Daniel Oliveira – Expresso, opinião, em Blogues
A esquerda europeia vive o seu pior momento desde o pós-guerra. Como recorda o conservador inglês Ambroise Evans-Pritchard, no The Telegraph, 97% da população da União é liderada por governos de direita ou por meros "governadores" nomeados por uma UE dominada pelas teses monetatistas.
Neste tempo de crise, onde uma agenda ideológica nos é apresentada como uma inevitabilidade e não como a escolha que é, este domínio avassalador da direita significa uma coisa: usar a União para a construção de um falso consenso que trave qualquer solução de tipo keynesiano para sair desta crise. Porque esta crise é uma oportunidade, como não nos cansam de dizer.

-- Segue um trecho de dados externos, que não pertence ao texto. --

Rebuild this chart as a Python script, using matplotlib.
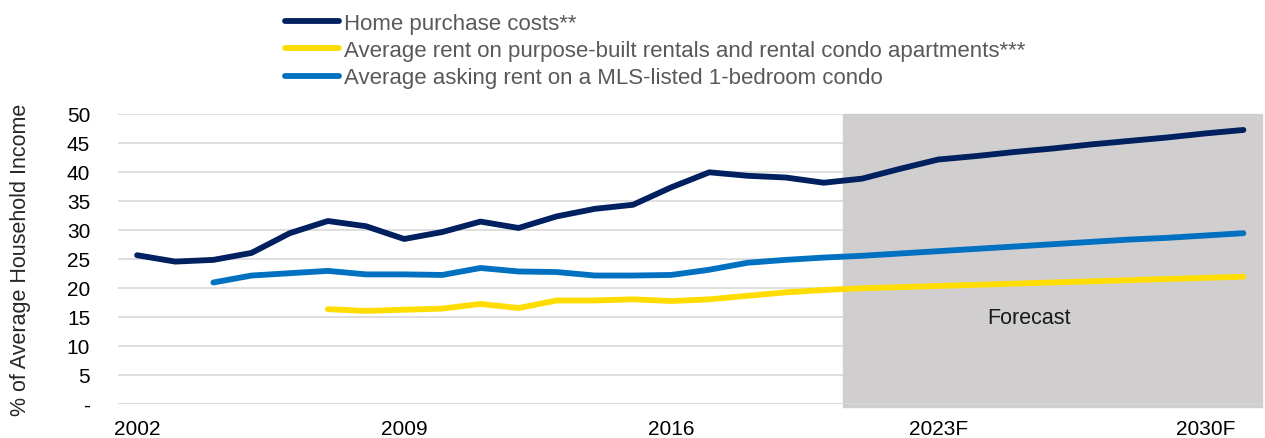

Uma oportunidade para a Europa "mudar de vida". E mudar de vida significa destruir o Estado Social, privatizar serviços públicos, transferir recursos públicos para o sector financeiro, desregular leis laborais, manter o desemprego alto como forma de pressão sobre os custos do trabalho e limitar ao mínimo o poder dos sindicatos e até do voto popular. Enfim, um processo violento de engenharia social que demorará décadas a reverter.
Cabe à esquerda tomar a decisão da sua vida: ou constrói entre si um outro consenso europeu ou tenta nos espaços nacionais, e já não na Europa, vencer a batalha mais importante que teve pela frente desde o pós-guerra.
Nas últimas duas décadas o centro-esquerda viveu num equívoco: que era o europeísmo, e não o seu conteúdo concreto, que divida as águas políticas. Por isso apoiou os catastróficos tratados de Maastricht e de Lisboa, primeiros passos para a imposição de um dogma neoliberal europeu. Está chegado o momento de aprender com as lições do passado: a União Europeia é um instrumento, não é um fim. Ou a esquerda consegue impor a sua vontade - federalização democrática da Europa no lugar do diretório e da burocracia, harmonização fiscal e social, orçamento europeu e títulos da dívida europeus, programa de investimento público e de criação de emprego para sair da crise, regulação dos mercados financeiros - na Europa, ou a Europa, sem uma democracia europeia, faz parte do seu problema. Ela transforma-se, como tem sido, no cavalo de Tróia de uma agenda antipopular.
A via europeia ou a via soberanista podem ser dois caminhos para um mesmo objetivo. Mas qualquer uma delas implica uma enorme coragem. A esquerda tradicionalmente eurocética e radical tem de deixar de esperar que o agravamento da crise lhe traga uma maioria social que nunca virá e tem de estar disponível para fazer todos os combates necessários na Europa. A esquerda tradicionalmente euroconformada e moderadamente soporífera tem de deixar de usar a Europa como álibi para não fazer, no espaço nacional, todas as rupturas necessárias com a desastrosa aliança no centrão político. Continuar a imaginar que a grande clivagem política continua a fazer-se no meio da esquerda, como se de um lado continuasse a estar o "perigo comunista" e do outro a social-democracia e a democracia cristã que construíram o modelo social europeu (uma por convicção e outra por necessidade) é, para travar guerras do passado, fazer alianças sem futuro.
O que está em causa é um contrato social que deu à Europa meio século de desenvolvimento e paz. E é por ele e contra ele que todas as alianças políticas se devem fazer. Na Europa e em Portugal. Se a esquerda (e até alguma direita moderada) não o compreender a derrota será estrondosa. E serão precisas muitas décadas (e algumas tragédias) para se voltarem a repetir as circunstâncias que, nos anos 50, permitiram a construção do Estado Social em grande parte da Europa. É por esta aliança pela Europa Social que muitos cidadãos esperam.